Aquel parecía un día cualquiera. Apenas había terminado mis primeras labores matutinas cuando de pronto la televisión mostraba imágenes de una de las torres del World Trade Center ardiendo sin motivo aparente. De inmediato, todos los presentes fuimos a la pantalla. Un avión se había estrellado minutos antes contra el edificio, lo que suponía una tragedia que ocuparía portada de todos los medios.
De pronto, observando las imágenes, tengo una extraña sensación: parecía que un poco más abajo en la toma otro avión se estrellaba contra la otra torre. Debo confesar que entré casi en pánico y me puse frenético repitiendo "otro avión!", ante la mirada confusa de mis compañeros. Menos de un minuto después, el narrador de CNN confirmaba que efectivamente otra aeronave había impactado a la gemela que ardía. Todos quedamos en silencio un instante ante la certeza de que ya no era un simple accidente.
Las horas pasaron y con ellas, la angustia en saber el destino de las torres se volvía el plato principal. Recuerdo haber avisado a unas cuantas personas, sinceramente no recuerdo cuantas.
Avanzada la mañana ya todo el mundo tenía los ojos puestos en Nueva York, aunque imágenes del Pentágono e informaciones de Pensilvania nutrían el horror al mayor ataque terrorista, y lo peor, el más mediatizado.
A partir del momento en que se desplomó la primera torre, el mundo cambió.

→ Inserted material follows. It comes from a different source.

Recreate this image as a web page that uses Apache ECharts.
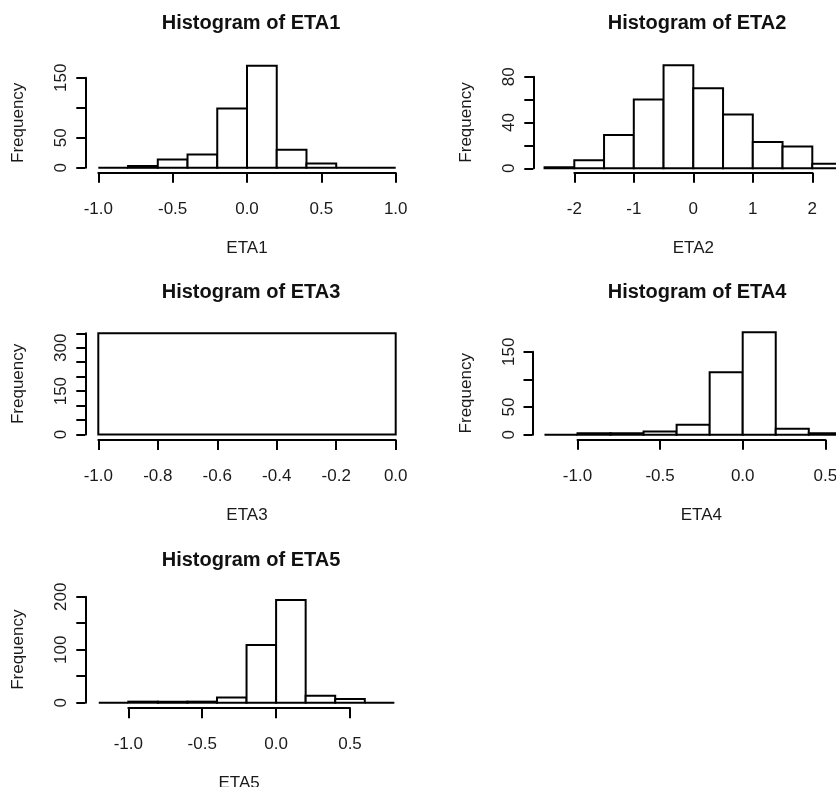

Todos sentimos como se nos cacheteaba en nuestra cara lo vulnerable que podemos ser.
No escribo esto para juzgar a ningún bando u opinar qué debió o no pasar.
Sólo puedo decir que ese día aprendí lo importante que es tener en orden los sentimientos y lo recuerdo por una llamada de una de las más de 100 personas que volaban en el vuelo de Pensilvania y que en medio de la angustia tuvo un pequeño instante para llamar a su casa y dejar un corto mensaje en la contestadora automática: "Sólo llame para decirte cuánto te amo".